The city bench has a long history as an icon of civic life. It’s a public space that’s open to any resident who wants to sit down to socialize, eat, relax or recharge — and now, if a new startup’s product can gain traction, recharge their phone.

It’s been nearly a year since Sandra Richter and her two business partners Jutta Friedrichs and Nan Zhao founded Changing Environments, the startup that makes smart, solar-powered benches called Soofas. In that time, they’ve partnered with the city of Boston to install 12 beta-version Soofas in public spaces across the city, allowing residents to charge their phones on the go and enabling the startup to collect valuable sensor data on usage and performance. (Thanks to funding from Cisco Systems, that partnership came free of charge for the city).

 

Now, Changing Environments is negotiating with about 10 city clients on agreements to install varying numbers of Soofas in urban spaces across the country, and is working with the city of Cambridge, Mass., to roll out a research and development platform. The startup also recently raised $1 million in a round of seed funding.

In Richter’s work as a co-founder of one of a growing number of government-focused tech startups, she has already gained a wealth of perspective on the challenges and opportunities facing the sector.

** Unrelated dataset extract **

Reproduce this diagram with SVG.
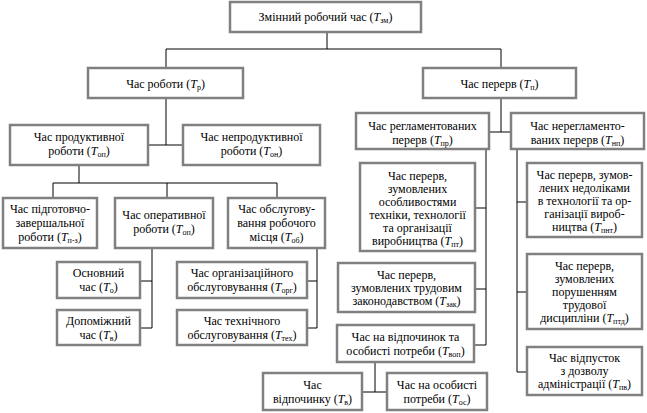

Data-Smart City Solutions got on the phone with her to get her take on how best to navigate the often delicate relationship between startups and local governments.

Data-Smart City Solutions: How do you think this new wave of civic tech-focused startups is changing the way governments serve their citizens?

Sandra Richter: In working with governments, we’ve seen that there’s always an ideas sponsor — advocates within the system who love what we’re doing and then they go and they sell it to their own organizations. I think that will happen more and more. A lot of government officials, as far as I can tell, are younger, they’re closer to technology, they are interested in making the city a place where there’s truly connectivity and communication between the citizens and the government officials. We have so many tools today where it’s actually possible to engage, which enable us and empower us to not only guess what citizens want, but actually know and act on that.

What have you found to be the biggest challenge in working with cities and local governments?

The people who are innovative and active are often not the ones that have the power and the money.

What advice would you give to a local government official that wants to work effectively with emerging startups?

Start thinking about the city more in terms of an urban test kitchen. Don’t be afraid of prototyping together with startups; see them as partners and not as vendors because there is a powerful learning-and-experience exchange to be made between those who can move quickly and those that are more tied to regulations. And so I think having that exchange can really can help to rapidly test and deploy technology. And technology is very fast-moving, so it’s not like you can think about it for four years before you implement something — by then, the technology is probably not even up to date anymore.

Our cities need experiments, and our cities are always a reflection of society and the citizen. We live in a very fast-paced world, we live in a world full of technology and data. And so I would encourage every government official to take part in the process because it’s going to happen nevertheless.

This interview has been lightly edited for clarity and concision.